Charts and diagrams as code:
* BEGIN *
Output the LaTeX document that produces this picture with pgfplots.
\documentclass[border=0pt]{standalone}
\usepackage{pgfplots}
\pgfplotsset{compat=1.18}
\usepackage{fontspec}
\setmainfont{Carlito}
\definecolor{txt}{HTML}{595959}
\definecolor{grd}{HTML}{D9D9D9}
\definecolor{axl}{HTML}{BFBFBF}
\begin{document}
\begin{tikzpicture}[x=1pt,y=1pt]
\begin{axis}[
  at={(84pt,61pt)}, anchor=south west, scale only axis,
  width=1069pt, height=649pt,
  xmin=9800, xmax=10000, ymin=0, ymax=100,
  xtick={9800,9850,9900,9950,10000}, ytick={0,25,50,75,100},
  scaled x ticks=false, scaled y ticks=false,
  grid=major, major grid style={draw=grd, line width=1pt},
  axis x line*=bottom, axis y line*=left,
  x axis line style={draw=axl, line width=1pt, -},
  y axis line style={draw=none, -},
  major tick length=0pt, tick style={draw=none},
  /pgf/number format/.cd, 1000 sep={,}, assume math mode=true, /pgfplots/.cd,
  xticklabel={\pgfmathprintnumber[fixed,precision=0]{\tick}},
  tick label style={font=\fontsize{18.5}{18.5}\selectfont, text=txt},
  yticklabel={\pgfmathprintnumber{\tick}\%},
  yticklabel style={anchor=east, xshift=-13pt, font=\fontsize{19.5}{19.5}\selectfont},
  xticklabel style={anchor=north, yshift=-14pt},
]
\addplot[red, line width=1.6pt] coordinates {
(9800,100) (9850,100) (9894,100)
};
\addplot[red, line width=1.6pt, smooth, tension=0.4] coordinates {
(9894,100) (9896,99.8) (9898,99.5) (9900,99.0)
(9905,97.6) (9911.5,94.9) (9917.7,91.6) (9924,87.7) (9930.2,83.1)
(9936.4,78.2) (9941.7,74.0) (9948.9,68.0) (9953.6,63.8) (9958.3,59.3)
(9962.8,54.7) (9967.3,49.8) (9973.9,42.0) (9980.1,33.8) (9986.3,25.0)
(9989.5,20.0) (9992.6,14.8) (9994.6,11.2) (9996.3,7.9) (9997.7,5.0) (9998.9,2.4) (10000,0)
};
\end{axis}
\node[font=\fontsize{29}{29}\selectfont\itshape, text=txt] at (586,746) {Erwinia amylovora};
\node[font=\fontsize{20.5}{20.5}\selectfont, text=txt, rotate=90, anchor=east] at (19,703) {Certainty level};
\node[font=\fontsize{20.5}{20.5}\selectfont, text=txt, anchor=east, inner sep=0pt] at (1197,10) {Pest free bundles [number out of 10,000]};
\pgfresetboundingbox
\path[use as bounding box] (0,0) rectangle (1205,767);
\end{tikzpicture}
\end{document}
* END *
* BEGIN *
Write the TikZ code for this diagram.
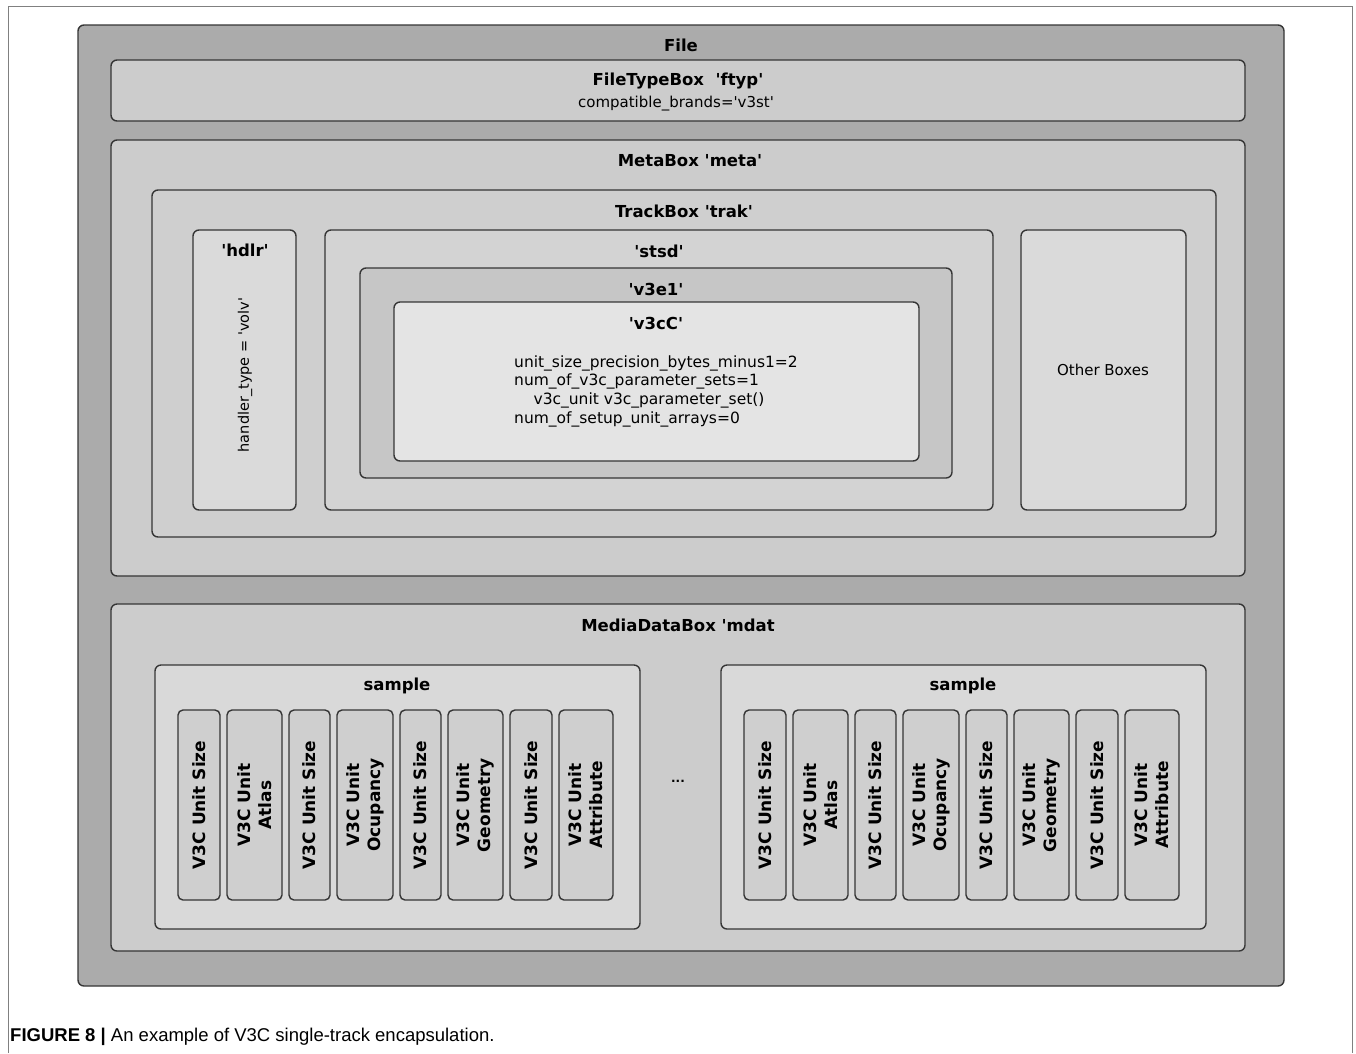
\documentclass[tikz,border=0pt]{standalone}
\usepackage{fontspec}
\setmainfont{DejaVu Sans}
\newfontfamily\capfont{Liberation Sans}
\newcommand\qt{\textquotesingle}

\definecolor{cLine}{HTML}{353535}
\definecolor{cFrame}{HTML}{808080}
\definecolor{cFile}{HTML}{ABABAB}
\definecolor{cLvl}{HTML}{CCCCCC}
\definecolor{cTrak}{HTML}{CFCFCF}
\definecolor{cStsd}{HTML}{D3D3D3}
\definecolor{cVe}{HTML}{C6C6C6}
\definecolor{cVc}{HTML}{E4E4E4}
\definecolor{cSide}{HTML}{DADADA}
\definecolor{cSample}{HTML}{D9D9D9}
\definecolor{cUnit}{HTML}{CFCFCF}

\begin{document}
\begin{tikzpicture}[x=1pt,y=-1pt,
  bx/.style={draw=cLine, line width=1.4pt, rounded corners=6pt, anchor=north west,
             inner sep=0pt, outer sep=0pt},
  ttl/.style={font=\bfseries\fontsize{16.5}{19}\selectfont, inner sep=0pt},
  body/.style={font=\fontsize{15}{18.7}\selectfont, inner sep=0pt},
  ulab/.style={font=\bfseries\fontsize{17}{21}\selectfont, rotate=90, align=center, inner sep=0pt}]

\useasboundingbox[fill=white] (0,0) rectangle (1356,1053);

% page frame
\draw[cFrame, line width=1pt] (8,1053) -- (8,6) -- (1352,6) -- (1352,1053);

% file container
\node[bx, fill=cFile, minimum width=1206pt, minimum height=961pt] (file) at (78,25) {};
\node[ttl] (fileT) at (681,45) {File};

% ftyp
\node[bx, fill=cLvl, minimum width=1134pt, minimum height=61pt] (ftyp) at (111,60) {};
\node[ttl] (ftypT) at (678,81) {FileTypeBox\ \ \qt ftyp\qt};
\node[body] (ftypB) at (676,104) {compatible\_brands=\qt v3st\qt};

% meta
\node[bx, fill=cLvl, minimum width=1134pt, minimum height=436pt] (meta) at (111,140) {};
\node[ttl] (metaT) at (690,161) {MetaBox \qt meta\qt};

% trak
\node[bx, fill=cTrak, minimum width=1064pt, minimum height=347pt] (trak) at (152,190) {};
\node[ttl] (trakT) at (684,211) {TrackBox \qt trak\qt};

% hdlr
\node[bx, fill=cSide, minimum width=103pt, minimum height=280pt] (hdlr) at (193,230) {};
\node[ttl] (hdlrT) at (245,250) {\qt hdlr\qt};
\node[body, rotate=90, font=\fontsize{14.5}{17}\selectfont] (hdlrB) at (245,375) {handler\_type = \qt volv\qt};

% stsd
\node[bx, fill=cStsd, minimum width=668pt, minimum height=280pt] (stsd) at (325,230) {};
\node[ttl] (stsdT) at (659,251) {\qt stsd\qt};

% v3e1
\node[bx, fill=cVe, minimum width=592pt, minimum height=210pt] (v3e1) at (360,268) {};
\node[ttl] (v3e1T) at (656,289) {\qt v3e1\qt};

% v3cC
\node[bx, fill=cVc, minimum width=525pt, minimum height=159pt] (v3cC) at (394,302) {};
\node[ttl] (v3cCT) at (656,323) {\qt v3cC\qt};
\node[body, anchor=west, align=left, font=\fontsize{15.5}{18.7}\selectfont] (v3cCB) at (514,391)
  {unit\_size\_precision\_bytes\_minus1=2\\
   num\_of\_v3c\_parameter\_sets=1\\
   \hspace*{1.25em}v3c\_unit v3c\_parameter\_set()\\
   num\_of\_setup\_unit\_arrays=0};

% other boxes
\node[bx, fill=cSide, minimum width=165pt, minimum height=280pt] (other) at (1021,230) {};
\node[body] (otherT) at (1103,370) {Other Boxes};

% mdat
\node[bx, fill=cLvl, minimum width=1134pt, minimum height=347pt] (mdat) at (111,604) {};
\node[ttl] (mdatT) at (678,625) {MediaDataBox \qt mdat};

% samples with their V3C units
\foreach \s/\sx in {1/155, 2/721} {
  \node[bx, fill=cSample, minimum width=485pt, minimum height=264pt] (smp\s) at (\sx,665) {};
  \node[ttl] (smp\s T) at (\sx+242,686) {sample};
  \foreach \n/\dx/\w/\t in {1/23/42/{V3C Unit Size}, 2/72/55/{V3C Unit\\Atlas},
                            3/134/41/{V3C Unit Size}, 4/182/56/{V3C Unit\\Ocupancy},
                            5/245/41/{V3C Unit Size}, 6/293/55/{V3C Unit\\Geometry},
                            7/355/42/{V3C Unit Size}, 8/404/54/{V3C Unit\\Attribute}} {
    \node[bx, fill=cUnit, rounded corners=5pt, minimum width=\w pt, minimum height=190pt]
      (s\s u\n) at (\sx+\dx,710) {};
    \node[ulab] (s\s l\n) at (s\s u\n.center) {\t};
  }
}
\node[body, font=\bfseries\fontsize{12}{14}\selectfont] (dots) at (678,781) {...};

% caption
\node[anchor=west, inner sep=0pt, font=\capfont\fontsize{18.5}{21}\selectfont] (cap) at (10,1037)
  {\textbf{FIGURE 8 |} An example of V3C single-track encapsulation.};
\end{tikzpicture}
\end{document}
* END *
* BEGIN *
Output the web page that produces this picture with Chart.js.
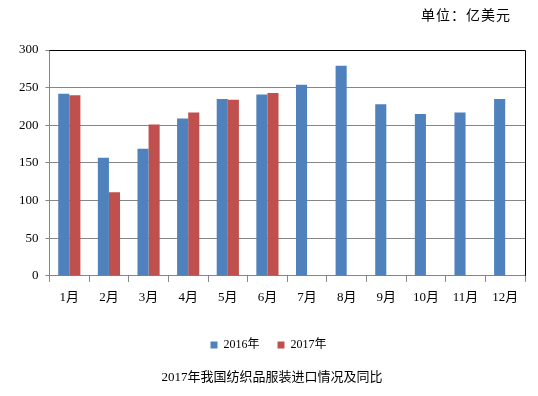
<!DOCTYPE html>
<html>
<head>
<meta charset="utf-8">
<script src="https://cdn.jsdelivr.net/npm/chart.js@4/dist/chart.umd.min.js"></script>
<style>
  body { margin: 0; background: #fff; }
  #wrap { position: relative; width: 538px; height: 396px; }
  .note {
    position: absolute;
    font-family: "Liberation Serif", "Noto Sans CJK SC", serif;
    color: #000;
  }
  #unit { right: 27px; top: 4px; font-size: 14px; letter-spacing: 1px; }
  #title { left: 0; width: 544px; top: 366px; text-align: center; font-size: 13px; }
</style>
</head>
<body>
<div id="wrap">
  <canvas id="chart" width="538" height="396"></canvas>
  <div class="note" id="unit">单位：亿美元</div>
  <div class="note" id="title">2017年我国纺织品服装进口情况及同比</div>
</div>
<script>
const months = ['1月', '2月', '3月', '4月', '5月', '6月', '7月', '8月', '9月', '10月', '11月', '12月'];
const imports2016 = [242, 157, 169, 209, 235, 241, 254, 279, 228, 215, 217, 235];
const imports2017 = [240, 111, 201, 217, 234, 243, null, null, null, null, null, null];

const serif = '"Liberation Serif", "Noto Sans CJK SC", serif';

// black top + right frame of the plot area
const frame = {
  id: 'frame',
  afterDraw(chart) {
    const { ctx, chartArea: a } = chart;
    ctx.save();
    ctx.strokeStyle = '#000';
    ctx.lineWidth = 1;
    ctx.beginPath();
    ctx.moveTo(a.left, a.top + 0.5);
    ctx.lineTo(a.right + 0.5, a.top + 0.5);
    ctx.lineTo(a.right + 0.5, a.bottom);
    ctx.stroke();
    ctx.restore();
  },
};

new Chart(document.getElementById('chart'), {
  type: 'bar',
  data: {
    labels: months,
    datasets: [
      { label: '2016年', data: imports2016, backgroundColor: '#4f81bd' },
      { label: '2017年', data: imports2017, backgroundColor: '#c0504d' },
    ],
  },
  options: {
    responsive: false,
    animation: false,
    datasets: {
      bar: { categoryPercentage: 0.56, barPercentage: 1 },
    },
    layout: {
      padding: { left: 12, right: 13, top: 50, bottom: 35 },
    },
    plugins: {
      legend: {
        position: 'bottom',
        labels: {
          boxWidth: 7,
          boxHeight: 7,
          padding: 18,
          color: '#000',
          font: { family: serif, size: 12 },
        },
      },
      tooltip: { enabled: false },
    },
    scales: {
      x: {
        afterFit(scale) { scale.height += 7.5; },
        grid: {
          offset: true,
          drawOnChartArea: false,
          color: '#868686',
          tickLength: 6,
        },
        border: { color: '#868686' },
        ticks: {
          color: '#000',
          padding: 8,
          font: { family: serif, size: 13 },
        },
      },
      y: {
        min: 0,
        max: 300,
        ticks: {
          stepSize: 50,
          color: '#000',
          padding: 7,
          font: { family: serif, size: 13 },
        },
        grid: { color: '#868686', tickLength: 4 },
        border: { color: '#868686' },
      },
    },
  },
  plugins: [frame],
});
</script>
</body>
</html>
* END *
WHAT TO DO ::
Repeat only the lines from the one with "Write the TikZ code for this diagram." down to the one with "(hdlrB) at (245,375)", word for word and both included, and leave the pictures out.

THE RESULT ::
Write the TikZ code for this diagram.
\documentclass[tikz,border=0pt]{standalone}
\usepackage{fontspec}
\setmainfont{DejaVu Sans}
\newfontfamily\capfont{Liberation Sans}
\newcommand\qt{\textquotesingle}

\definecolor{cLine}{HTML}{353535}
\definecolor{cFrame}{HTML}{808080}
\definecolor{cFile}{HTML}{ABABAB}
\definecolor{cLvl}{HTML}{CCCCCC}
\definecolor{cTrak}{HTML}{CFCFCF}
\definecolor{cStsd}{HTML}{D3D3D3}
\definecolor{cVe}{HTML}{C6C6C6}
\definecolor{cVc}{HTML}{E4E4E4}
\definecolor{cSide}{HTML}{DADADA}
\definecolor{cSample}{HTML}{D9D9D9}
\definecolor{cUnit}{HTML}{CFCFCF}

\begin{document}
\begin{tikzpicture}[x=1pt,y=-1pt,
  bx/.style={draw=cLine, line width=1.4pt, rounded corners=6pt, anchor=north west,
             inner sep=0pt, outer sep=0pt},
  ttl/.style={font=\bfseries\fontsize{16.5}{19}\selectfont, inner sep=0pt},
  body/.style={font=\fontsize{15}{18.7}\selectfont, inner sep=0pt},
  ulab/.style={font=\bfseries\fontsize{17}{21}\selectfont, rotate=90, align=center, inner sep=0pt}]

\useasboundingbox[fill=white] (0,0) rectangle (1356,1053);

% page frame
\draw[cFrame, line width=1pt] (8,1053) -- (8,6) -- (1352,6) -- (1352,1053);

% file container
\node[bx, fill=cFile, minimum width=1206pt, minimum height=961pt] (file) at (78,25) {};
\node[ttl] (fileT) at (681,45) {File};

% ftyp
\node[bx, fill=cLvl, minimum width=1134pt, minimum height=61pt] (ftyp) at (111,60) {};
\node[ttl] (ftypT) at (678,81) {FileTypeBox\ \ \qt ftyp\qt};
\node[body] (ftypB) at (676,104) {compatible\_brands=\qt v3st\qt};

% meta
\node[bx, fill=cLvl, minimum width=1134pt, minimum height=436pt] (meta) at (111,140) {};
\node[ttl] (metaT) at (690,161) {MetaBox \qt meta\qt};

% trak
\node[bx, fill=cTrak, minimum width=1064pt, minimum height=347pt] (trak) at (152,190) {};
\node[ttl] (trakT) at (684,211) {TrackBox \qt trak\qt};

% hdlr
\node[bx, fill=cSide, minimum width=103pt, minimum height=280pt] (hdlr) at (193,230) {};
\node[ttl] (hdlrT) at (245,250) {\qt hdlr\qt};
\node[body, rotate=90, font=\fontsize{14.5}{17}\selectfont] (hdlrB) at (245,375) {handler\_type = \qt volv\qt};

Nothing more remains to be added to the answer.